We are currently noticing an increase of load on our server that appears to be related to a bunch of search engines crawling our differential pages, among other things.

At a glance the load seems to mostly come from Phabricator invoking many instances of git in the cli to get a diff and do the pygments highlighting pass. We were wondering if there is anyway to possibly disable this by default on a page load, or perhaps by passing a GET url param that we could redirect bots to based on their referrer.

In addition, I noticed that the actual diffs appear to be no-store cache control. Is there any advice or direction on the topic of tossing a caching reverse proxy in front of the pages, possibly even forcing caching of at least the git diffs?

Any help would be appreciated. Thanks!

Differential pages should not invoke git.

Diffusion pages should be forbidden by robots.txt, so well-behaved crawlers should not access these pages.

You may be able to forbid access by poorly-behaved crawlers at the HTTP server level (for instance, by User-Agent or remote IP).

Phabricator also supports application-level rate limiting, but this is rarely used by third-party installs and not currently documented. https://secure.phabricator.com/D18703 has some context.

Thanks for the quick reply.

The git is maybe just from the phd’s perhaps, so take with a grain of salt. I was under the impression base on timings and quick flurry of process listings that it may be that it was invoking git cli directly.

I found that our fast-cgi was pre memory upgrade (ie: low) and upped those a bit to help. See how it goes.

Currently we bumped our robots.txt to:

User-agent: *
Crawl-delay: 60
Disallow: /diffusion/
Disallow: /differential/
Disallow: /D*
Disallow: /r*
Disallow: /file/
Disallow: /login/
Disallow: /conduit/

We upped delay from 5 to 60 because one ISP was hitting us from 20 IP’s in a /18 :confused: Today we also added the /D* and the /differential. I guess we will see how well this holds until we can put it on SSD’s!

Edit: It seems that when I visit a /D#### page the cli does:

17194  -  RJ      0:00.01 git diff -M -C --no-ext-diff --no-color --src-prefix=a/ --dst-prefix=b/ -U65535 53f20b940a1e520e131b8bb31cf0529ed4d30f9e^ 53f20b940a1e5
17197  -  RJ      0:00.02 git log -n 1 --format=%P 53f20b940a1e520e131b8bb31cf0529ed4d30f9e --

I can’t reproduce this and can’t think of an execution pathway which would cause it to occur.

Wait, are you saying that nothing should ever be invoking git log directly, or just not /D### pages?

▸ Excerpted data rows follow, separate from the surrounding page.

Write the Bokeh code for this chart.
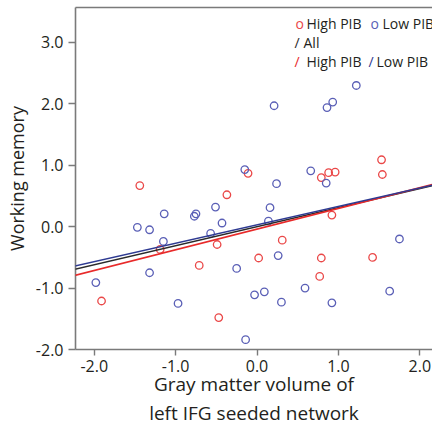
from bokeh.plotting import figure
from bokeh.models import (LinearAxis, FixedTicker, NumeralTickFormatter, Slope, Label, Range1d)
from bokeh.embed import file_html
from bokeh.resources import INLINE

# ---- data ----
high_x = [-1.44, -1.19, -1.91, -0.11, -0.37, -0.49, 0.31, 0.02, -0.71, -0.47,
          1.53, 1.54, 0.79, 0.88, 0.96, 0.92, 0.79, 1.42, 0.77]
high_y = [0.67, -0.37, -1.21, 0.87, 0.52, -0.29, -0.22, -0.51, -0.63, -1.48,
          1.09, 0.85, 0.80, 0.88, 0.89, 0.19, -0.51, -0.50, -0.81]

low_x = [-1.14, -1.47, -1.32, -1.15, -0.77, -0.75, -1.98, -1.32, -0.97, -0.15,
         0.24, -0.51, 0.16, -0.43, 0.14, -0.57, 0.26, -0.25, -0.03, 0.09,
         0.30, 0.59, -0.14, 1.22, 0.93, 0.86, 0.21, 0.66, 0.85, 1.75, 0.92, 1.63]
low_y = [0.21, -0.01, -0.05, -0.24, 0.17, 0.21, -0.91, -0.75, -1.25, 0.93,
         0.70, 0.32, 0.31, 0.06, 0.09, -0.11, -0.47, -0.68, -1.11, -1.06,
         -1.23, -1.00, -1.84, 2.30, 2.03, 1.94, 1.97, 0.91, 0.71, -0.20, -1.24, -1.05]

fit_names = ["All", "High PIB", "Low PIB"]
fit_slope = [0.31, 0.337, 0.30]
fit_intercept = [0.0, -0.04, 0.03]

x_ticks = [-2.0, -1.0, 0.0, 1.0, 2.0]
y_ticks = [-2.0, -1.0, 0.0, 1.0, 2.0, 3.0]

x_title = "Gray matter volume of\nleft IFG seeded network"
y_title = "Working memory"

# ---- styling ----
FONT = "Open Sans"
RED = "#ea4848"
BLUE = "#5a5fb6"
LINE_COLORS = {"All": "#2a2a2a", "High PIB": "#e82a2a", "Low PIB": "#2e3a92"}
AXIS_COLOR = "#7a7a7a"
TEXT_COLOR = "#231f20"

p = figure(width=432, height=429, output_backend="svg", toolbar_location=None,
           x_range=Range1d(-2.23, 2.156), y_range=Range1d(-2.0, 3.57),
           min_border_left=75, min_border_right=0, min_border_top=7,
           min_border_bottom=79, x_axis_location=None, y_axis_location=None)
p.grid.visible = False
p.outline_line_color = None
p.background_fill_color = "white"
p.border_fill_color = "white"

# axes
xax = LinearAxis(ticker=FixedTicker(ticks=x_ticks), formatter=NumeralTickFormatter(format="0.0"),
                 axis_label=x_title)
yax = LinearAxis(ticker=FixedTicker(ticks=y_ticks), formatter=NumeralTickFormatter(format="0.0"),
                 axis_label=y_title)
for ax in (xax, yax):
    ax.axis_line_color = AXIS_COLOR
    ax.axis_line_width = 1.6
    ax.major_tick_line_color = AXIS_COLOR
    ax.major_tick_line_width = 1.4
    ax.major_tick_in = 0
    ax.minor_tick_line_color = None
    ax.major_label_text_font = FONT
    ax.major_label_text_font_size = "16px"
    ax.major_label_text_color = TEXT_COLOR
    ax.axis_label_text_font = FONT
    ax.axis_label_text_font_style = "normal"
    ax.axis_label_text_color = TEXT_COLOR
xax.major_tick_out = 6
xax.major_label_standoff = 4
xax.axis_label_text_font_size = "19px"
xax.axis_label_text_line_height = 1.14
xax.axis_label_standoff = -4
yax.major_tick_out = 7
yax.major_label_standoff = 5
yax.axis_label_text_font_size = "18px"
yax.axis_label_standoff = 4
p.add_layout(xax, "below")
p.add_layout(yax, "left")

# top border as a bare axis
top = LinearAxis(ticker=FixedTicker(ticks=[]), major_label_text_font_size="0px",
                 major_tick_out=0, major_tick_in=0, major_label_standoff=0,
                 minor_tick_line_color=None, axis_line_color=AXIS_COLOR, axis_line_width=1.6)
p.add_layout(top, "above")

# regression lines
for name, m, b in zip(fit_names, fit_slope, fit_intercept):
    p.add_layout(Slope(gradient=m, y_intercept=b, line_color=LINE_COLORS[name], line_width=1.6))

# points
p.scatter(high_x, high_y, marker="circle", size=7.5, fill_color=None,
          line_color=RED, line_width=1.3)
p.scatter(low_x, low_y, marker="circle", size=7.5, fill_color=None,
          line_color=BLUE, line_width=1.3)

# legend built from labels (screen units relative to frame)
def lab(x, y, t, c):
    p.add_layout(Label(x=x, y=y, x_units="screen", y_units="screen", text=t,
                       text_font=FONT, text_font_size="14px", text_color=c,
                       text_align="left", text_baseline="middle"))

lab(220, 326, "o", RED)
lab(231, 326, "High PIB", TEXT_COLOR)
lab(295, 326, "o", BLUE)
lab(307, 326, "Low PIB", TEXT_COLOR)
lab(219, 307, "/", LINE_COLORS["All"])
lab(228, 307, "All", TEXT_COLOR)
lab(219, 288, "/", LINE_COLORS["High PIB"])
lab(231, 288, "High PIB", TEXT_COLOR)
lab(293, 288, "/", LINE_COLORS["Low PIB"])
lab(301, 288, "Low PIB", TEXT_COLOR)

open("out.html", "w").write(file_html(p, INLINE))
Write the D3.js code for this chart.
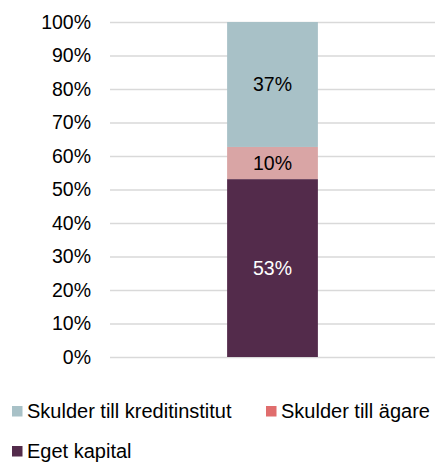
<!DOCTYPE html>
<html>
<head>
<meta charset="utf-8">
<script src="https://cdn.jsdelivr.net/npm/d3@7"></script>
<style>
  html, body { margin: 0; padding: 0; background: #fff; }
  text { font-family: "Liberation Sans", Arial, sans-serif; }
</style>
</head>
<body>
<div id="chart"></div>
<script>
// data
const categories = ['Eget kapital', 'Skulder till ägare', 'Skulder till kreditinstitut'];
const shares = [53.1, 9.6, 37.3];
const barColors = ['#532b4b', '#d9a5a5', '#a8c1c7'];
const legendColors = ['#532b4b', '#e06d6d', '#a8c1c7'];
const labelColors = ['#ffffff', '#000000', '#000000'];
const tickValues = [0, 10, 20, 30, 40, 50, 60, 70, 80, 90, 100];

const WIDTH = 436;
const HEIGHT = 465;
const margin = { top: 22, right: 1, bottom: 108, left: 110 };
const innerWidth = WIDTH - margin.left - margin.right;
const innerHeight = HEIGHT - margin.top - margin.bottom;

const svg = d3
  .select('#chart')
  .append('svg')
  .attr('width', WIDTH)
  .attr('height', HEIGHT);

const g = svg
  .append('g')
  .attr('transform', `translate(${margin.left},${margin.top})`);

// scales
const scaleY = d3.scaleLinear().domain([0, 100]).range([innerHeight, 0]);
const scaleX = d3
  .scaleBand()
  .domain(['total'])
  .range([0, innerWidth])
  .paddingInner(0)
  .paddingOuter(1.29);

// gridlines + tick labels
const axisY = d3
  .axisLeft(scaleY)
  .tickValues(tickValues)
  .tickSize(-innerWidth)
  .tickFormat((d) => d + '%');

const axisG = g.append('g').call(axisY);
axisG.select('.domain').remove();
axisG.selectAll('.tick line').attr('stroke', '#d9d9d9').attr('stroke-width', 1.3);
axisG
  .selectAll('.tick text')
  .attr('x', -19)
  .attr('fill', '#000')
  .style('font-size', '19.5px');

// stacked segments
const stackData = [Object.fromEntries(categories.map((c, i) => [c, shares[i]]))];
const series = d3.stack().keys(categories)(stackData);

const segs = g
  .selectAll('g.seg')
  .data(series)
  .join('g')
  .attr('class', 'seg');

segs
  .append('rect')
  .attr('x', scaleX('total'))
  .attr('width', scaleX.bandwidth())
  .attr('y', (d) => scaleY(d[0][1]))
  .attr('height', (d) => scaleY(d[0][0]) - scaleY(d[0][1]))
  .attr('fill', (d, i) => barColors[i]);

segs
  .append('text')
  .attr('x', scaleX('total') + scaleX.bandwidth() / 2)
  .attr('y', (d) => (scaleY(d[0][0]) + scaleY(d[0][1])) / 2)
  .attr('dy', '0.35em')
  .attr('text-anchor', 'middle')
  .attr('fill', (d, i) => labelColors[i])
  .style('font-size', '19.5px')
  .text((d, i) => Math.round(shares[i]) + '%');

// legend
const legendItems = [
  { name: categories[2], color: legendColors[2], x: 12, y: 411 },
  { name: categories[1], color: legendColors[1], x: 266, y: 411 },
  { name: categories[0], color: legendColors[0], x: 12, y: 451 },
];

const legend = svg
  .selectAll('g.legend')
  .data(legendItems)
  .join('g')
  .attr('class', 'legend')
  .attr('transform', (d) => `translate(${d.x},${d.y})`);

legend
  .append('rect')
  .attr('x', 0)
  .attr('y', -5)
  .attr('width', 10.5)
  .attr('height', 10.5)
  .attr('fill', (d) => d.color);

legend
  .append('text')
  .attr('x', 15)
  .attr('y', 0)
  .attr('dy', '0.35em')
  .attr('fill', '#000')
  .style('font-size', '20px')
  .text((d) => d.name);
</script>
</body>
</html>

Could be onto something here in our setup.

/Dxxx pages should never directly invoke git commands. They may be invoked through other pages, and by the daemons.

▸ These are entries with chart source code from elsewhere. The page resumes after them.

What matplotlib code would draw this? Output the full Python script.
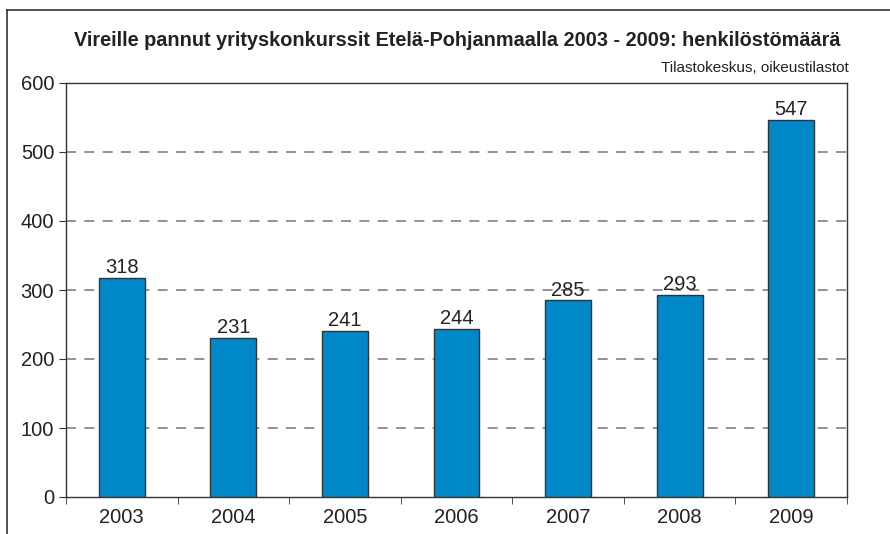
import matplotlib
matplotlib.use("Agg")
import matplotlib.pyplot as plt
from matplotlib.lines import Line2D
import numpy as np

years = ["2003", "2004", "2005", "2006", "2007", "2008", "2009"]
values = [318, 231, 241, 244, 285, 293, 547]

plt.rcParams["font.family"] = ["Liberation Sans", "DejaVu Sans"]

fig = plt.figure(figsize=(8.9, 5.34), dpi=100)
ax = fig.add_axes([66 / 890, 37 / 534, (847 - 66) / 890, (497 - 83) / 534])

# outer frame (only left and top edges visible)
fy = 1 - 10 / 534
fx = 6.5 / 890
fig.add_artist(Line2D([fx, fx], [0, fy], transform=fig.transFigure, color="#333333", lw=1.2))
fig.add_artist(Line2D([fx, 1], [fy, fy], transform=fig.transFigure, color="#333333", lw=1.2))

x = np.arange(len(years))
ax.bar(x, values, width=0.41, color="#0088C8", edgecolor="#333333", lw=1.0, zorder=3)
for xi, v in zip(x, values):
    ax.text(xi, v + 1, str(v), ha="center", va="bottom", fontsize=14.5, color="#222222")

ax.set_xlim(-0.5, len(years) - 0.5)
ax.set_ylim(0, 600)
ax.set_yticks(range(0, 601, 100))
for yv in range(100, 600, 100):
    ax.axhline(yv, ls=(0, (6, 5)), color="#808080", lw=1.2, zorder=1)
ax.set_xticks(x)
ax.set_xticklabels(years)
ax.set_xticks(np.arange(-0.5, len(years)), minor=True)
ax.tick_params(axis="x", which="major", length=0, labelsize=14.5, pad=8, colors="#222222")
ax.tick_params(axis="x", which="minor", length=5, color="#333333")
ax.tick_params(axis="y", length=5, labelsize=14.5, colors="#222222", color="#333333")
for s in ax.spines.values():
    s.set_color("#333333")
    s.set_linewidth(1.0)

fig.text(457 / 890, 1 - 40 / 534,
         "Vireille pannut yrityskonkurssit Etelä-Pohjanmaalla 2003 - 2009: henkilöstömäärä",
         ha="center", va="center", fontsize=14.3, fontweight="bold", color="#222222")
fig.text(849 / 890, 1 - 68 / 534, "Tilastokeskus, oikeustilastot",
         ha="right", va="center", fontsize=11, color="#222222")

fig.savefig("out.png", dpi=100)
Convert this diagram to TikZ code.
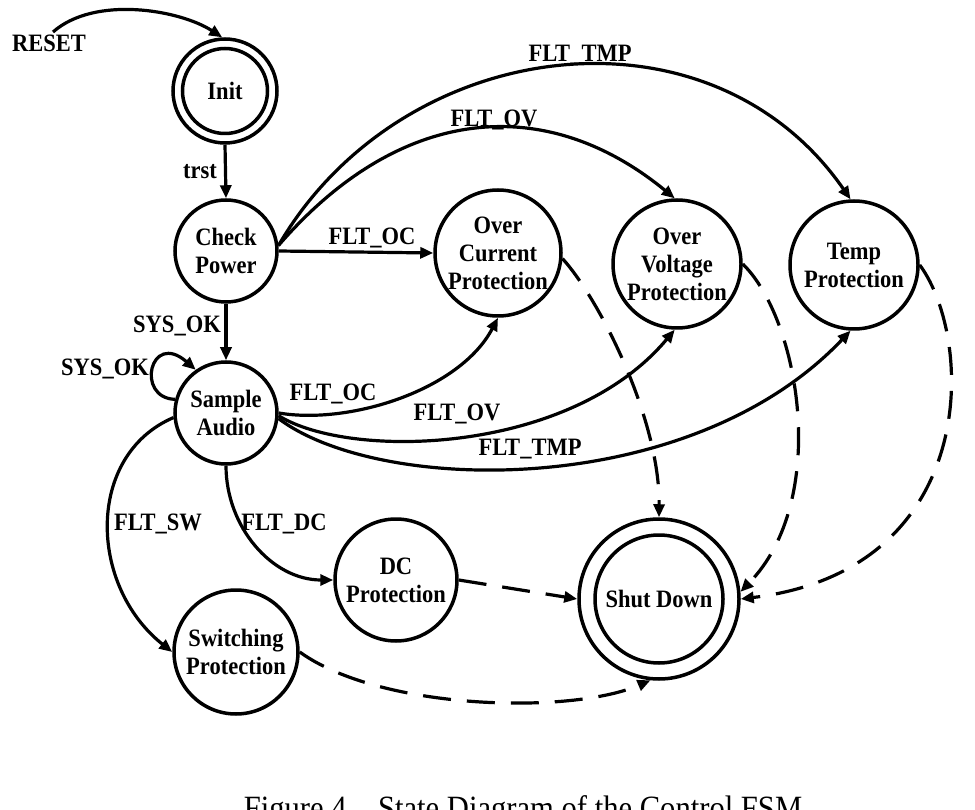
\documentclass[tikz,border=0pt]{standalone}
\usepackage{fontspec}
\setmainfont{Liberation Serif}[FakeStretch=0.9]
\usetikzlibrary{arrows.meta}
\begin{document}
\begin{tikzpicture}[x=1pt,y=1pt,
  state/.style={circle,draw,line width=3.5pt,inner sep=0pt,align=center,
    font=\fontsize{25}{28}\selectfont\bfseries},
  lbl/.style={font=\fontsize{25}{28}\selectfont\bfseries,inner sep=0pt,anchor=base},
  edge/.style={line width=3.2pt,-{Triangle[length=13pt,width=11pt]}},
  dashededge/.style={edge,dash pattern=on 28pt off 16pt}
]
\useasboundingbox (0,0) rectangle (975,-810);
\fill[white] (0,0) rectangle (975,-810);
\clip (0,0) rectangle (975,-810);

% states
\node[state,minimum size=104pt] (init) at (225,-91) {Init};
\draw[line width=3.5pt] (init.center) circle[radius=42.5pt];
\node[state,minimum size=102pt] (check) at (226,-251) {Check\\Power};
\node[state,minimum size=102pt] (sample) at (226,-413) {Sample\\Audio};
\node[state,minimum size=126pt] (oc) at (498,-253) {Over\\Current\\Protection};
\node[state,minimum size=128pt] (ov) at (677,-264) {Over\\Voltage\\Protection};
\node[state,minimum size=128pt] (temp) at (854,-265) {Temp\\Protection};
\node[state,minimum size=122pt] (dc) at (396,-580) {DC\\Protection};
\node[state,minimum size=124pt] (sw) at (236,-652) {Switching\\Protection};
\node[state,minimum size=160pt] (shut) at (659,-599) {Shut Down};
\draw[line width=3.5pt] (shut.center) circle[radius=64pt];

\coordinate (reset) at (53,-32);

% solid transitions
\draw[edge] (reset) .. controls (95,5) and (180,-10) .. (init.93);
\draw[edge] (init.south) -- (check.north);
\draw[edge] (check.south) -- (sample.north);
\draw[edge] (sample.165) .. controls (135,-398) and (150,-330) .. (sample.125);
\draw[edge] (check.east) -- (oc.west);
\draw[edge] (check.6) .. controls (400,-105) and (545,-92) .. (ov.92);
\draw[edge] (check.6) .. controls (401,-35) and (709,5) .. (temp.93);
\draw[edge] (sample.0) .. controls (350,-425) and (460,-390) .. (oc.270);
\draw[edge] (sample.-3) .. controls (350,-460) and (570,-455) .. (ov.268);
\draw[edge] (sample.-6) .. controls (380,-495) and (690,-500) .. (temp.267);
\draw[edge] (sample.185) .. controls (86,-455) and (88,-585) .. (sw.west);
\draw[edge] (sample.south) to[out=-90,in=180] (dc.west);

% dashed transitions
\draw[dashededge] (oc.-5) .. controls (600,-300) and (660,-420) .. (shut.north);
\draw[dashededge] (ov.0) .. controls (800,-320) and (830,-500) .. (shut.5);
\draw[dashededge] (temp.0) .. controls (975,-340) and (980,-570) .. (shut.0);
\draw[dashededge] (dc.east) -- (shut.west);
\draw[dashededge] (sw.east) .. controls (380,-710) and (570,-715) .. (shut.264);

% labels
\node[lbl] (lreset) at (49,-52) {RESET};
\node[lbl] (ltrst) at (200,-179) {trst};
\node[lbl] (lsys) at (177,-333) {SYS\_OK};
\node[lbl] (lsysloop) at (105,-376) {SYS\_OK};
\node[lbl] (loc1) at (372,-245) {FLT\_OC};
\node[lbl] (lov1) at (494,-127) {FLT\_OV};
\node[lbl] (ltmp1) at (580,-62) {FLT\_TMP};
\node[lbl] (loc2) at (333,-400) {FLT\_OC};
\node[lbl] (lov2) at (457,-420) {FLT\_OV};
\node[lbl] (ltmp2) at (530,-455) {FLT\_TMP};
\node[lbl] (lsw) at (158,-530) {FLT\_SW};
\node[lbl] (ldc) at (284,-530) {FLT\_DC};

% caption (cut off at the bottom edge, as in the reference)
\node[font=\fontsize{34}{40}\selectfont,inner sep=0pt,anchor=base] (caption) at (523,-819)
  {Figure 4.\hspace{0.7em}State Diagram of the Control FSM};
\end{tikzpicture}
\end{document}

Perhaps you were right! I disabled the phd’s and didn’t see much in the way of git log or diff’s.

I guess was just timing? What was odd was when the PHD’s were running and I forceably reloaded one of the /D pages, I got the same git log hash back to back. I wonder if there is something in our setup or private fork that is inadvertently causing the PHD’s to run some task that is blocking on a fork() to git?